The foregoing principles were used by the California Court of Appeals recently in Farmers Ins. Exchange v. Superior Court, 220 Cal.App.4th, 1199, 163 Cal.Rptr.3d 609 (2013). In Farmers Ins. Exchange, the insured’s granddaughter, Valerie, who was less than two years old, was killed in the driveway of the grandparents’ house when the grandfather, Jose Bautista, ran over the granddaughter with his pickup truck. The grandmother, Sara Bautista, routinely allowed the grandchildren to greet Jose at his truck when he came home. The grandmother knew that she needed to take extra precautions and supervise the grandchildren when they went to greet Jose, to keep them out of what the grandparents called the “zone of danger.” On the day of the accident, Valerie got out of the house without Sara knowing it, and walked in front of Jose’s truck and was run over.
The parents of Valerie brought a lawsuit alleging negligent operation of the truck and negligent supervision. Farmers settled the auto claim. The issue then was whether the homeowners’ policy also provided coverage notwithstanding the policy’s automobile exclusion. The California Court of Appeals held that the auto exclusion was applicable, notwithstanding the allegation of negligent supervision. In doing so, the Court noted that the excluded instrumentality – the truck – played an active role in causing the injury. The Court also found that the alleged negligent supervision did not constitute an independent concurring cause of the fatal injuries.

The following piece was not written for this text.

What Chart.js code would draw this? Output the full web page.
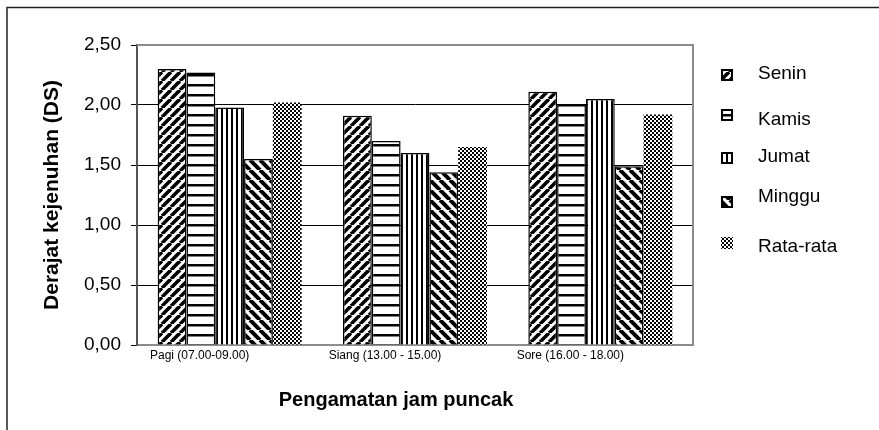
<!DOCTYPE html>
<html>
<head>
<meta charset="utf-8">
<script src="https://cdn.jsdelivr.net/npm/chart.js@4/dist/chart.umd.min.js"></script>
<style>
  html, body { margin: 0; padding: 0; background: #fff; }
  #wrap { width: 879px; height: 430px; }
</style>
</head>
<body>
<div id="wrap"><canvas id="c" width="879" height="430"></canvas></div>
<script>
// Observation periods (peak hours)
const categories = ['Pagi (07.00-09.00)', 'Siang (13.00 - 15.00)', 'Sore (16.00 - 18.00)'];

// Degree of saturation (DS) per day
const senin    = [2.30, 1.91, 2.11];
const kamis    = [2.27, 1.70, 2.00];
const jumat    = [1.98, 1.60, 2.05];
const minggu   = [1.55, 1.44, 1.49];
const rataRata = [2.02, 1.65, 1.92];

const seriesNames = ['Senin', 'Kamis', 'Jumat', 'Minggu', 'Rata-rata'];
const yTicks = [0, 0.5, 1.0, 1.5, 2.0, 2.5];

const FONT = "'Liberation Sans', Arial, sans-serif";
const canvas = document.getElementById('c');
const ctx = canvas.getContext('2d');

// Monochrome hatch fills
function makePattern(w, h, draw) {
  const c = document.createElement('canvas');
  c.width = w; c.height = h;
  const g = c.getContext('2d');
  g.fillStyle = '#fff';
  g.fillRect(0, 0, w, h);
  g.fillStyle = '#000';
  g.strokeStyle = '#000';
  draw(g, w, h);
  return ctx.createPattern(c, 'repeat');
}

const patSlash = makePattern(9, 9, (g, w, h) => {
  g.lineWidth = 3.6;
  for (const o of [-w, 0, w]) {
    g.beginPath(); g.moveTo(o, h); g.lineTo(o + w, 0); g.stroke();
  }
});
const patHoriz = makePattern(10, 10, (g, w) => {
  g.fillRect(0, 4, w, 2.5);
});
const patVert = makePattern(5, 5, (g, w, h) => {
  g.fillRect(1, 0, 2, h);
});
const patBack = makePattern(10, 10, (g, w, h) => {
  g.lineWidth = 4;
  for (const o of [-w, 0, w]) {
    g.beginPath(); g.moveTo(o, 0); g.lineTo(o + w, h); g.stroke();
  }
});
const patCheck = makePattern(4, 4, (g) => {
  g.fillRect(0, 0, 2, 2);
  g.fillRect(2, 2, 2, 2);
});

const fills = [patSlash, patHoriz, patVert, patBack, patCheck];
const borders = [1.5, 1.5, 1.5, 1.5, 0];
const values = [senin, kamis, jumat, minggu, rataRata];

const datasets = seriesNames.map((name, i) => ({
  label: name,
  data: values[i],
  backgroundColor: fills[i],
  borderColor: '#000',
  borderWidth: borders[i],
  borderSkipped: 'bottom',
  barPercentage: 1.0,
  categoryPercentage: 0.777
}));

// White page, outer frame and plot frame
const framePlugin = {
  id: 'frame',
  beforeDraw(chart) {
    const g = chart.ctx;
    g.save();
    g.fillStyle = '#fff';
    g.fillRect(0, 0, chart.width, chart.height);
    g.strokeStyle = '#222';
    g.lineWidth = 1.5;
    g.beginPath();
    g.moveTo(7, chart.height); g.lineTo(7, 7.5); g.lineTo(chart.width, 7.5);
    g.stroke();
    g.restore();
  },
  beforeDatasetsDraw(chart) {
    const a = chart.chartArea;
    const g = chart.ctx;
    g.save();
    g.strokeStyle = '#8c8c8c';
    g.lineWidth = 2;
    g.beginPath();
    g.moveTo(a.left, a.top); g.lineTo(a.right, a.top); g.lineTo(a.right, a.bottom);
    g.stroke();
    g.restore();
  }
};

// Legend on the right plus the horizontal axis title
const legendPlugin = {
  id: 'sideLegend',
  afterDraw(chart) {
    const g = chart.ctx;
    const swatchY = [75, 115, 158, 202, 243];
    const textY = [74, 120, 157, 197, 247];
    g.save();
    chart.data.datasets.forEach((ds, i) => {
      const x = 721, s = 12, y = swatchY[i] - s / 2;
      g.fillStyle = ds.backgroundColor;
      g.fillRect(x, y, s, s);
      if (ds.borderWidth > 0) {
        g.strokeStyle = '#000';
        g.lineWidth = 2;
        g.strokeRect(x + 1, y + 1, s - 2, s - 2);
      }
      g.fillStyle = '#000';
      g.font = '19px ' + FONT;
      g.textAlign = 'left';
      g.textBaseline = 'middle';
      g.fillText(ds.label, 758, textY[i]);
    });
    g.font = 'bold 20px ' + FONT;
    g.textAlign = 'center';
    g.textBaseline = 'middle';
    g.fillText('Pengamatan jam puncak', 396, 400);
    g.restore();
  }
};

new Chart(canvas, {
  type: 'bar',
  data: { labels: categories, datasets },
  options: {
    responsive: false,
    animation: false,
    devicePixelRatio: 1,
    layout: { padding: { left: 36, top: 45, right: 186, bottom: 0 } },
    plugins: { legend: { display: false }, tooltip: { enabled: false } },
    scales: {
      x: {
        grid: { display: false, drawTicks: false },
        border: { display: true, color: '#8c8c8c', width: 2 },
        ticks: {
          color: '#000',
          font: { family: FONT, size: 12 },
          padding: 3,
          maxRotation: 0,
          autoSkip: false,
          labelOffset: -30
        },
        afterFit(s) { s.height = 85; }
      },
      y: {
        min: 0,
        max: 2.5,
        afterBuildTicks(s) { s.ticks = yTicks.map(v => ({ value: v })); },
        ticks: {
          color: '#000',
          font: { family: FONT, size: 19 },
          padding: 10,
          callback: v => Number(v).toFixed(2).replace('.', ',')
        },
        grid: {
          color: c => (c.tick && (c.tick.value === 0 || c.tick.value === 2.5)) ? 'rgba(0,0,0,0)' : '#000',
          tickColor: '#000',
          tickLength: 6,
          lineWidth: 1
        },
        border: { color: '#555', width: 2 },
        title: {
          display: true,
          text: 'Derajat kejenuhan (DS)',
          color: '#000',
          font: { family: FONT, size: 21, weight: 'bold' },
          padding: { top: 4, bottom: 4 }
        },
        afterFit(s) { s.width = 101; }
      }
    }
  },
  plugins: [framePlugin, legendPlugin]
});
</script>
</body>
</html>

Turning to the facts, the Court began its analysis by recognizing that Sara’s supervision was negligent only because it exposed Valerie to the danger of automobile use. Sara’s alleged negligence was in allowing Valerie to be out of the house in the so-called “zone of danger” which was created when Jose came home in his truck. Thus, Sara’s negligent supervision consisted of allowing Valerie to become exposed to the specific hazard created by the arrival of Jose in his truck. According to the Court, the parents’ claim was not that Sara’s negligence “allowed the children to be exposed to one of a number of dangers, such as the danger of wandering away and becoming lost, abduction by strangers in the neighborhood, or even collisions with cars driving down the street” but that Sara’s only negligence “was to expose [Valerie] to the known danger of Jose’s use of the truck.” None of the alleged negligent supervision existed independently of Jose’s use of the truck. The negligent supervision of Valerie was separate from the use of the truck only in terms of time and could not be disassociated from the truck use itself. Had Sara’s failure to supervise Valerie occurred at any other time, Valerie would not have been exposed to the risk of Jose’s truck arriving home. As such, the non-vehicular negligence associated with failing to supervise Valerie could only have occurred at the time, place and manner of Jose’s vehicle negligence: in the grandparents’ driveway when Jose came home from work.
The Court in Farmers Ins. Exchange concluded that Sara’s negligent supervision of Valerie did not exist independent of the use of the truck and that the motor vehicle exclusion in the homeowners’ policy applied. Sara’s negligence was sufficiently related to Jose’s use of the truck and was part of a course of uninterrupted conduct that fell within the motor vehicle exclusion in the homeowners’ policy.